# Pa. Turkey Opener



## joekacz (Sep 11, 2013)

As everybody and anybody that hunted on Saturday(4/27) the wind was wicked.The predicted wind of 10-20 mph.was a bit OFF.Did not hear a bird early in the morning wake up time of ole' gobbler's.Not surprised due to the howlin' wind.Went to our usual area to set up,a large grass strip in between to large tracts of oak's, locust and pine and put the 2 Avian-X's out,the wind provided great movement to the decoy's.I made sporadic call's as loud as I could to cut the wind,still didn't hear anything.Was just about to call again when I caught some movement to my right,a full strut tom.He never gobbled that we could hear 'cause he was on the down wind side.I put the call back into my pocket and let his desire do the rest.At 25 yds. he was done, 1" spurs, 9 1/2" beard and I would guesstimate 20# or so.Gotta get one of my computer wiz friends to give me a hand's on lesson in posting pic's.


----------



## miked913 (Feb 29, 2008)

Way to go on an opening day Tom! And get it done in less than ideal conditions! The whole off season you think of the perfect warm calm clear mornings with gobbling starting in the morning darkness and then calling that bird right to you after fly down. Well we all know that doesn't happen quite as often as a we'd like it too. Good hunters make it happen no matter what the conditions are!

Sent from my moto z3 using Tapatalk


----------



## TMK (Mar 31, 2005)

joekacz said:


> As everybody and anybody that hunted on Saturday(4/27) the wind was wicked.The predicted wind of 10-20 mph.was a bit OFF.Did not hear a bird early in the morning wake up time of ole' gobbler's.Not surprised due to the howlin' wind.Went to our usual area to set up,a large grass strip in between to large tracts of oak's, locust and pine and put the 2 Avian-X's out,the wind provided great movement to the decoy's.I made sporadic call's as loud as I could to cut the wind,still didn't hear anything.Was just about to call again when I caught some movement to my right,a full strut tom.He never gobbled that we could hear 'cause he was on the down wind side.I put the call back into my pocket and let his desire do the rest.At 25 yds. he was done, 1" spurs, 9 1/2" beard and I would guesstimate 20# or so.Gotta get one of my computer wiz friends to give me a hand's on lesson in posting pic's.


----------



## TMK (Mar 31, 2005)

Good job getting a bird under really tough conditions. I hunted WVA yesterday. Heard a few gobblers at first light, but once the wind got howling either they got quiet or I could no longer hear them.
I grew up in PA and had a hunting camp in Cambria county. This is the first year in 43 years that I didn't get a PA license. Job had me working six days a week last fall. No Sunday hunting allowed in PA made the decision.


----------



## TMK (Mar 31, 2005)

Sorry for the double reply. Cellphones aren't made for people with xxl gorilla paws!


----------



## joekacz (Sep 11, 2013)

TMK said:


> Good job getting a bird under really tough conditions. I hunted WVA yesterday. Heard a few gobblers at first light, but once the wind got howling either they got quiet or I could no longer hear them.
> I grew up in PA and had a hunting camp in Cambria county. This is the first year in 43 years that I didn't get a PA license. Job had me working six days a week last fall. No Sunday hunting allowed in PA made the decision.
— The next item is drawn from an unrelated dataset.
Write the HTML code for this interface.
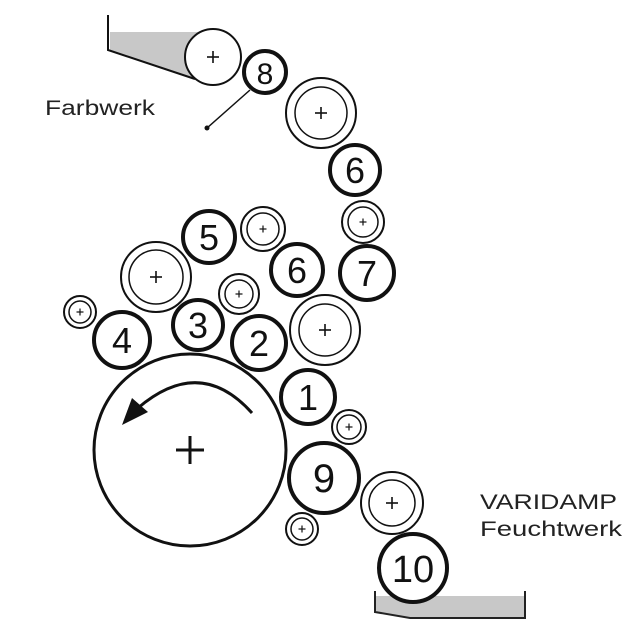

Thanks for the comment's.Sunday hunting is around the corner for Pa.The opener of rifle season is going to be on a Saturday this year.With that occurring I think the Sunday issue will get pushed because your gonna have a day off now right after opening day.Can't think of any other logical reason for this change. IMO


----------



## TMK (Mar 31, 2005)

joekacz said:


> Thanks for the comment's.Sunday hunting is around the corner for Pa.The opener of rifle season is going to be on a Saturday this year.With that occurring I think the Sunday issue will get pushed because your gonna have a day off now right after opening day.Can't think of any other logical reason for this change. IMO


Lots of guys still hunt from camps in the mountains. Hunt Saturday sit around camp on Sunday then hunt Monday??? Won't be too long before Sunday hunting is allowed....


----------



## Kenlow1 (Jul 14, 2012)

Joe-You are the TURKEYMASTER!


----------